In the fast-paced world of startups, it’s easy to get caught up in the allure of rapid growth. Flashy headlines about unicorns and overnight successes can make founders feel like they’re falling behind if they’re not scaling at breakneck speed. But here’s a truth bomb: focusing on growth too early can be a startup’s downfall.
Think of your startup as a house. Would you rather build a mansion on a shaky foundation or a modest home on solid ground? The answer is obvious, yet many entrepreneurs rush to expand before they’ve nailed the basics.
So, what are these fundamental elements that deserve your undivided attention?
Product-Market Fit: Is Your Solution a Painkiller or a Vitamin?
Before you even think about growth, ask yourself: Does your product solve a real, pressing problem? Are customers knocking down your door to get it? If not, it’s time to iterate, not accelerate.
Customer Understanding: Know Them Better Than They Know Themselves
Spend time with your early adopters. Understand their pain points, desires, and behaviors. This deep knowledge will be invaluable when you do start to scale.
Sustainable Business Model: Can You Make Money While You Sleep?
It’s not sexy, but it’s crucial. Ensure your unit economics make sense and that you have a clear path to profitability. Growth without a solid business model is like a car without brakes – exciting at first, but ultimately disastrous.
Team Building: Assemble Your A-Team
Your early hires will shape your company’s culture and capabilities.
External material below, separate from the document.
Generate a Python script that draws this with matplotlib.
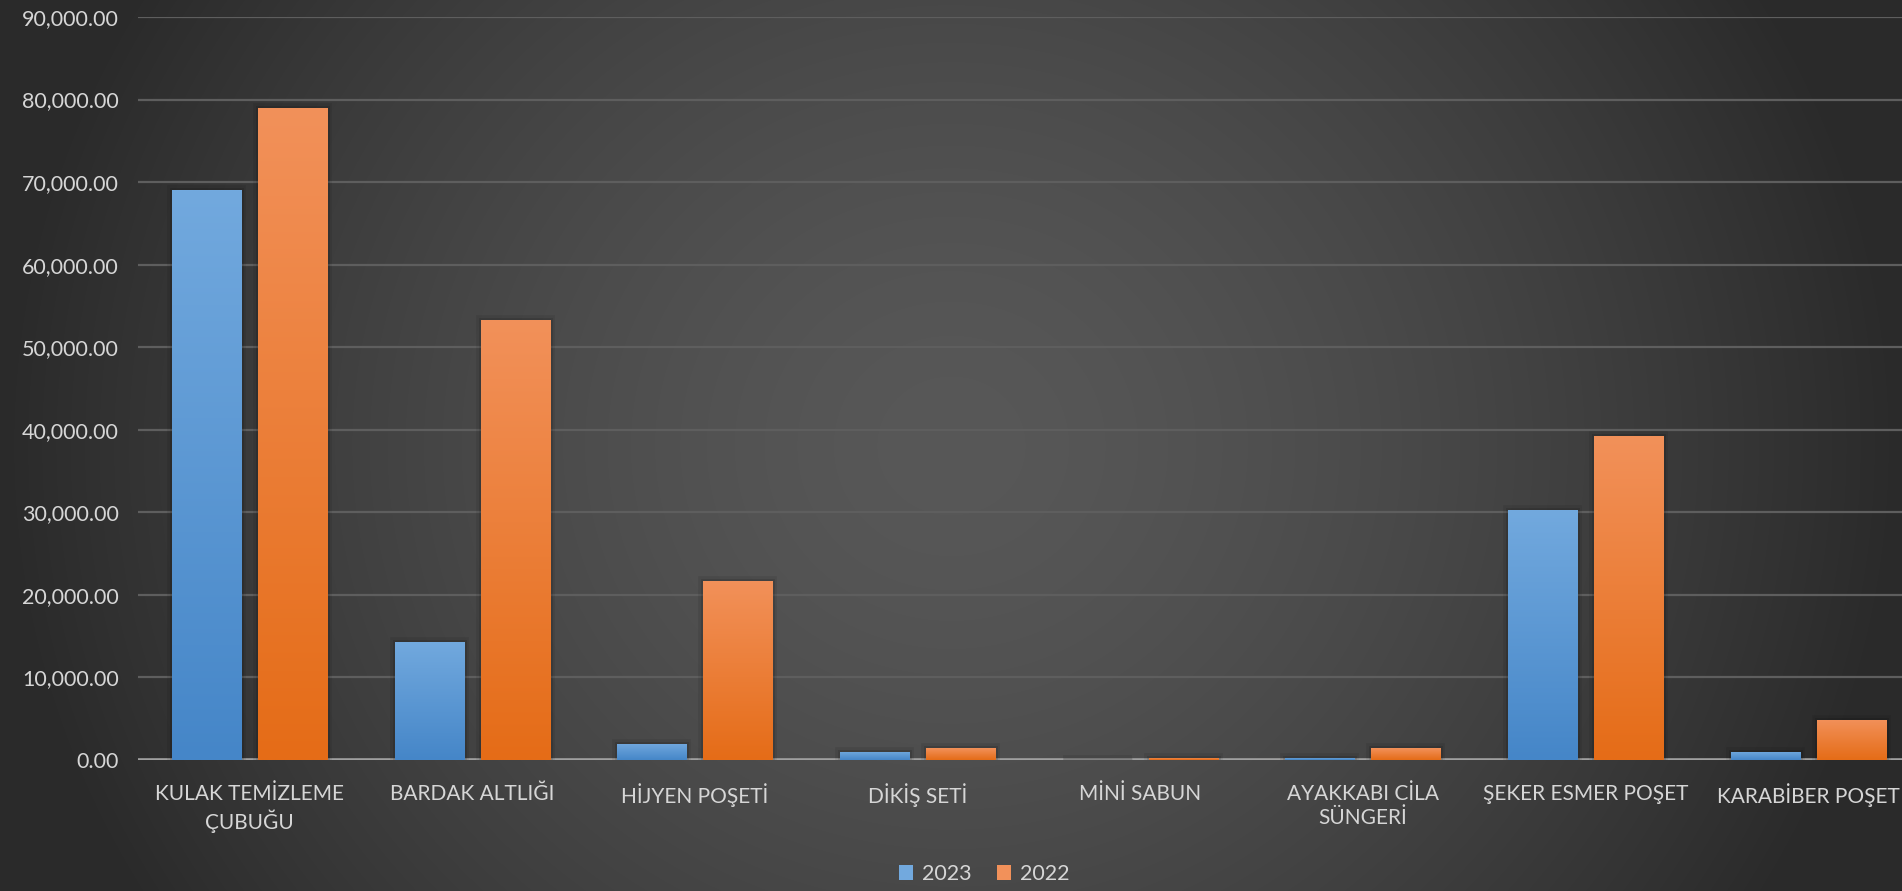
import numpy as np
import matplotlib
matplotlib.use("Agg")
import matplotlib.pyplot as plt
import matplotlib.patheffects as pe
from matplotlib.ticker import FuncFormatter, MultipleLocator
from matplotlib.patches import Patch

categories = ["KULAK TEMİZLEME\nÇUBUĞU", "BARDAK ALTLIĞI", "HİJYEN POŞETİ", "DİKİŞ SETİ",
              "MİNİ SABUN", "AYAKKABI CİLA\nSÜNGERİ", "ŞEKER ESMER POŞET", "KARABİBER POŞET"]
series_names = ["2023", "2022"]
v2023 = [69000, 14300, 1950, 1000, 60, 300, 30250, 1000]
v2022 = [79000, 53300, 21700, 1450, 280, 1450, 39250, 4850]

plt.rcParams['font.family'] = ['Lato', 'DejaVu Sans']
W, H = 1902, 891
fig = plt.figure(figsize=(W / 100, H / 100), dpi=100)

# background radial gradient
bg = fig.add_axes([0, 0, 1, 1], zorder=-10)
yy, xx = np.mgrid[0:H, 0:W]
dx = (xx - W / 2) / (W / 2)
dy = (yy - H / 2) / (H / 2)
d = np.clip(np.sqrt(dx ** 2 + (0.5 * dy) ** 2), 0, 1) ** 1.5
c0, c1 = 88 / 255, 42 / 255
g = c0 - (c0 - c1) * d
bg.imshow(np.dstack([g, g, g]), aspect='auto', extent=[0, 1, 0, 1], origin='upper')
bg.axis('off')

ax = fig.add_axes([138 / W, 1 - 760 / H, 1 - 138 / W, (760 - 17) / H])
ax.set_facecolor('none')
for s in ax.spines.values():
    s.set_visible(False)

x = np.arange(len(categories))
bw = 0.31
off = 0.193
grads = [("#72a9de", "#4586c8"), ("#f2915a", "#e56c17")]

cat_px = 222.7
ax.set_xlim(-0.5, -0.5 + (W - 138) / cat_px)
ax.set_ylim(0, 90000)

def hex2rgb(h):
    return np.array([int(h[i:i + 2], 16) / 255 for i in (1, 3, 5)])

for vals, sign, (top, bot) in zip([v2023, v2022], [-1, 1], grads):
    bars = ax.bar(x + sign * off, vals, width=bw, color=bot, zorder=3,
                  path_effects=[pe.Stroke(linewidth=7, foreground='black', alpha=0.08),
                                pe.Stroke(linewidth=3.5, foreground='black', alpha=0.12),
                                pe.Normal()])
    t, b = hex2rgb(top), hex2rgb(bot)
    grad = np.linspace(0, 1, 256)[:, None]
    img = t[None, None, :] * (1 - grad[..., None]) + b[None, None, :] * grad[..., None]
    for p in bars:
        x0, y0 = p.get_x(), p.get_y()
        w, h = p.get_width(), p.get_height()
        if h <= 0:
            continue
        im = ax.imshow(img, extent=[x0, x0 + w, y0, y0 + h], aspect='auto',
                       origin='upper', zorder=4)
        im.set_clip_path(p)

ax.yaxis.set_major_locator(MultipleLocator(10000))
ax.yaxis.set_major_formatter(FuncFormatter(lambda v, p: f"{v:,.2f}"))
ax.grid(axis='y', color='#5e5e5e', linewidth=1.6, zorder=0)
ax.set_axisbelow(True)
ax.axhline(0, color='#a0a0a0', linewidth=2.6, zorder=2)

ax.set_xticks(x)
ax.set_xticklabels(categories, linespacing=1.3)
ax.tick_params(axis='both', length=0, labelsize=15.5, labelcolor='#d6d6d6')
ax.tick_params(axis='x', pad=17, labelsize=15)
ax.tick_params(axis='y', pad=14)

handles = [Patch(facecolor=grads[0][0], edgecolor='none'),
           Patch(facecolor=grads[1][0], edgecolor='none')]
leg = fig.legend(handles, series_names, loc='center', bbox_to_anchor=(984 / W, 1 - 874 / H),
                 ncol=2, frameon=False, fontsize=15.5, labelcolor='#d6d6d6',
                 handlelength=0.65, handleheight=0.65, handletextpad=0.4, columnspacing=1.2)

fig.savefig("out.png", dpi=100)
Take the time to find the right people who share your vision and complement your skills.
Operational Efficiency: Build Systems That Scale
Establish processes and systems that can handle growth when it comes. It’s much harder to fix a leaky ship while you’re sailing full speed ahead.
But wait, you might ask, won’t focusing on these fundamentals slow us down? Won’t our competitors outpace us?
Here’s the plot twist: by solidifying your foundation, you’re actually setting yourself up for more sustainable, meaningful growth in the long run. It’s the difference between a sprinter and a marathon runner. Sure, the sprinter might take an early lead, but it’s the well-prepared marathoner who ultimately goes the distance.
Remember, some of the most successful companies today didn’t explode out of the gate. Amazon focused on books for years before expanding. Facebook was exclusive to college students long before it became a global phenomenon. They took the time to get the fundamentals right, and it paid off spectacularly.
So, to all the eager entrepreneurs out there: resist the siren call of premature scaling. Embrace the unsexy work of building a strong foundation. Your future self (and your investors) will thank you.
In the startup world, slow and steady doesn’t just win the race – it often defines the race itself. Focus on the fundamentals, and you’ll build a company that doesn’t just grow, but thrives.